Sempre no mesmo diapasão, os argumentos contrários à proteção ao sigilo bancário vão do ditado "Quem não deve não teme" à frase de efeito "Os criminosos empregam métodos tecnológicos velozes, tornando imperiosa a aplicação de modernos meios de investigação".


Na perspectiva do direito, nem o apelo à cultura popular nem o diagnóstico novidadeiro conseguem abalar a convicção de quem estuda o texto constitucional e entende a tripartição do poder do Estado. Muito menos convence a quem reconhece a privacidade como valor para cada um de nós e para a sociedade brasileira como um todo.


Entretanto, raciocinar nessa linha lógica é inútil, na medida em que os opositores à tutela judicial do segredo bancário levam o debate ao campo da emoção, quando não buscam vencer a discussão a partir de mentiras, algumas recheadas de dados econômicos ou criminológicos pouco confiáveis.


Para a sorte do cidadão, fatos recentes vêm pôr em xeque a vantagem que os justiceiros da economia levavam sobre os defensores da legalidade.

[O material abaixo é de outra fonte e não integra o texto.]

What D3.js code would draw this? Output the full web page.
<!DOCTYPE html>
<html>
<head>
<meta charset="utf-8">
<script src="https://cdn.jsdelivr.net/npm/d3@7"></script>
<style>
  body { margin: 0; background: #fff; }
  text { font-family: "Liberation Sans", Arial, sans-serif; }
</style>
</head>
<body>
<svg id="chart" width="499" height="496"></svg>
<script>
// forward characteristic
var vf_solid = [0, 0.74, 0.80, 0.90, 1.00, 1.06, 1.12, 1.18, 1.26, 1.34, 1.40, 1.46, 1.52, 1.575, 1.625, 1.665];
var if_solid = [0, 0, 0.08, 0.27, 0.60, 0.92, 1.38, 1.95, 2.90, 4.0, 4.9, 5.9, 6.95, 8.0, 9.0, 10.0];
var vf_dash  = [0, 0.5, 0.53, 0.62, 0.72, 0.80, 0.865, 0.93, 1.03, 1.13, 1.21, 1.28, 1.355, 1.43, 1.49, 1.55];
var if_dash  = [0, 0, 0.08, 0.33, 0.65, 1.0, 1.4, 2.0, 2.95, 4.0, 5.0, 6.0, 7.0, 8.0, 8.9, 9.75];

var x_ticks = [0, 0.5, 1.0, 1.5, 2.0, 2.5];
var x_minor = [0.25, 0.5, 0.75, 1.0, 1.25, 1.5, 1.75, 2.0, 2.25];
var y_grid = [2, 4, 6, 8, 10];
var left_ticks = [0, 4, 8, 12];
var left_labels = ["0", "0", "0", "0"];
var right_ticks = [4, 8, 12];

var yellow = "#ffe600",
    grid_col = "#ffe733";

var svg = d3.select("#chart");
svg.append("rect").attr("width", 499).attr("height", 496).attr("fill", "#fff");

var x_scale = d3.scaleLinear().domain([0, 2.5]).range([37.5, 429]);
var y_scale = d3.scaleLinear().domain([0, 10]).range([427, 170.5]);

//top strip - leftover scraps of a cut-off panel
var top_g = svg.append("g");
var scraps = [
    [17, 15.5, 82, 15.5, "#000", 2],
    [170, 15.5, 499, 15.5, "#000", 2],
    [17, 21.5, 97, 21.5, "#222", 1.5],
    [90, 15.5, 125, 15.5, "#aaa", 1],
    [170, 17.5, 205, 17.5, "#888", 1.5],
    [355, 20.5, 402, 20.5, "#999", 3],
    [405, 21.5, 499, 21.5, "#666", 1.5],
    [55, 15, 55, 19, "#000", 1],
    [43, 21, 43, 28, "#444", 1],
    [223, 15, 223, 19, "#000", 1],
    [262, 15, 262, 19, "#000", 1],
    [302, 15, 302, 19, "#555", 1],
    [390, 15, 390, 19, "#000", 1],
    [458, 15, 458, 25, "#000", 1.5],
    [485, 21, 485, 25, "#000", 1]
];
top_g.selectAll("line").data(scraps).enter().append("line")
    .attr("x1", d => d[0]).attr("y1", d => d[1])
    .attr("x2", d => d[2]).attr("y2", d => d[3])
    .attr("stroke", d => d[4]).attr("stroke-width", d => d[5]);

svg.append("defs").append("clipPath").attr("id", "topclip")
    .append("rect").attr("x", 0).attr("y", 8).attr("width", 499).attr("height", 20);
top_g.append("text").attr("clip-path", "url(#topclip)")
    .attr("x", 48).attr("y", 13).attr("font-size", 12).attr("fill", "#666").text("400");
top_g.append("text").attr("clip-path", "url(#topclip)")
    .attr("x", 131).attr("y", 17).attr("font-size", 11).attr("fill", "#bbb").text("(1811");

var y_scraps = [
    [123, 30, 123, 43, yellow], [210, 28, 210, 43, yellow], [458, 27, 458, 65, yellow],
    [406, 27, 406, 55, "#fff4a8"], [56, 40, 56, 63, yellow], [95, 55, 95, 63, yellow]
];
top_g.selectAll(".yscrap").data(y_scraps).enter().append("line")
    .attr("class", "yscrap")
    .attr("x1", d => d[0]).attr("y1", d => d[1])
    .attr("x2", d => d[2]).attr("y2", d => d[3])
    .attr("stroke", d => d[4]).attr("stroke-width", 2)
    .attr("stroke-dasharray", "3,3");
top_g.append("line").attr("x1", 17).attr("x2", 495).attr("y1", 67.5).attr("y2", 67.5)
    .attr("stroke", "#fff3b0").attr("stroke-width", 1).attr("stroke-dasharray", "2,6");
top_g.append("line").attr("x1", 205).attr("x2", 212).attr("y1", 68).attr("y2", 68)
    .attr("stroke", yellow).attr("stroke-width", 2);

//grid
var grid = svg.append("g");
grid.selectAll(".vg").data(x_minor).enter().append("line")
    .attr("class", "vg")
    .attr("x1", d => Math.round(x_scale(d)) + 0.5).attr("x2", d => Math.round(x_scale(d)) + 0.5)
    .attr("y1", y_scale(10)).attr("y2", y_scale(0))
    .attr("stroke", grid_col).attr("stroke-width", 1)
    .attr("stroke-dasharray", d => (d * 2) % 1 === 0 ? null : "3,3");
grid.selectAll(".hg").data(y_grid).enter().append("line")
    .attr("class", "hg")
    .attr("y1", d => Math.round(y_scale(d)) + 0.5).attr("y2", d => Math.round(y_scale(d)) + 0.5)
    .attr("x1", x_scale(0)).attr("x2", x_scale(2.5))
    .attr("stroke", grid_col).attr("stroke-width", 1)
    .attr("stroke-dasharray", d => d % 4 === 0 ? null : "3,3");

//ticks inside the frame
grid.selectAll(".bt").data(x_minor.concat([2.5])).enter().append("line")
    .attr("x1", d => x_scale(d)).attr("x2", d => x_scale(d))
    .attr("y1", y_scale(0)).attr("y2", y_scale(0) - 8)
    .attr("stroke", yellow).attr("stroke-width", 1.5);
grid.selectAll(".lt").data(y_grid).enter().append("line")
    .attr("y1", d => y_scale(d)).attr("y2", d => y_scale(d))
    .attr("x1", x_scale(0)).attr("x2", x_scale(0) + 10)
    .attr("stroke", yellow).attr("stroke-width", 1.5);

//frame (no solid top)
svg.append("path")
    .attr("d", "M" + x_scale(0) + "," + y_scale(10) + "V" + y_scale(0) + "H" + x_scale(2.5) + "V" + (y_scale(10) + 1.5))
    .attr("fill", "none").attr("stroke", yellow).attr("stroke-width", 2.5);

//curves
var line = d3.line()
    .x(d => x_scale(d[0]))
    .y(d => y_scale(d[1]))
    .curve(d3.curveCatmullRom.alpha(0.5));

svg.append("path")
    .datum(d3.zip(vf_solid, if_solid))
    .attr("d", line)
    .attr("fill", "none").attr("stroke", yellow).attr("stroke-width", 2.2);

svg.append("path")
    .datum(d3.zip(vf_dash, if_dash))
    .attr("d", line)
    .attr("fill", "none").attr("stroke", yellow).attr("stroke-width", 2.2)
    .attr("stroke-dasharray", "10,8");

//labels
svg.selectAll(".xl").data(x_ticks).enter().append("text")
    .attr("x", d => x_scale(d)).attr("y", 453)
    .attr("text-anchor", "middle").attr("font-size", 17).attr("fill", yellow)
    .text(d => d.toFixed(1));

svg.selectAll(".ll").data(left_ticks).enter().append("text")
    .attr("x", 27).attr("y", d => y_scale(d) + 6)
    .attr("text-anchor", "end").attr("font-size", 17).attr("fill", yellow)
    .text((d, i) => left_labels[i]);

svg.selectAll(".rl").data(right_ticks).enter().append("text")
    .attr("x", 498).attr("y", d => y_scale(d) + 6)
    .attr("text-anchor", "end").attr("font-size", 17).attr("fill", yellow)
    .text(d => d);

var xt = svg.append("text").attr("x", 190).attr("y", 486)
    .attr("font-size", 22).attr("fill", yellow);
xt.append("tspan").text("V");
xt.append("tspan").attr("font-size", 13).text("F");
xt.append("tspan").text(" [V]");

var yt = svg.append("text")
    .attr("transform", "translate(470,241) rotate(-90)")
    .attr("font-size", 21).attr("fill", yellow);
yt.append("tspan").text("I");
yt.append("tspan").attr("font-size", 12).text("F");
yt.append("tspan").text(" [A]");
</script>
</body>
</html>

Afinal, a divulgação de nomes e de operações financeiras nos jornais dos últimos dias mostra que não é qualquer um que pode obter e guardar dados confidenciais.

Seguindo a ordem de preocupação dos que negam o sigilo bancário como um direito, o primeiro a perder com a publicidade indevida é o próprio Estado, que tem as investigações criminais fadadas ao fracasso, pois tais notícias fazem desaparecer o produto do crime, as provas, as testemunhas e, às vezes, os próprios investigados.


Depois, sofrem os responsáveis pelas devassas, que passam de inquisidores a investigados, porque quem não preserva dado sigiloso, ou o divulga, pode vir a responder a inquérito policial e a processo administrativo, sem falar na obrigação de indenizar os lesados.


Na sequência, o prejuízo se espraia para a sociedade, que tem de conviver com o escândalo do momento, o que leva ao descrédito nas instituições, com reflexos no âmbito político e econômico.


Ao fim, degrada-se o mais esquecido de todos. Padece o indivíduo que vê o nome divulgado na mídia, graças a informes parciais quanto a operações lícitas, com alusões maldosas de que teria surrupiado algo de alguém, desconhecidos. Este tem de explicar a muitas pessoas, por exemplo, que se utilizou de instrumentos legais de remessa de dinheiro ao exterior, sempre com a certeza de que os interlocutores não acreditam nessa versão dos fatos e preferem encará-lo como lavador de dinheiro.

Se todas as más consequências da indevida propalação de dados bancários não servirem para demonstrar, ainda que por indução, que só o juiz de direito, imparcial, deve determinar a quebra de sigilo bancário - devendo autorizá-la somente nas hipóteses legais e de maneira fundamentada, garantindo a preservação dos dados para os fins judiciais -, nós podemos, ao menos, tirar uma lição: os brasileiros não valorizam o Estado Democrático de Direito.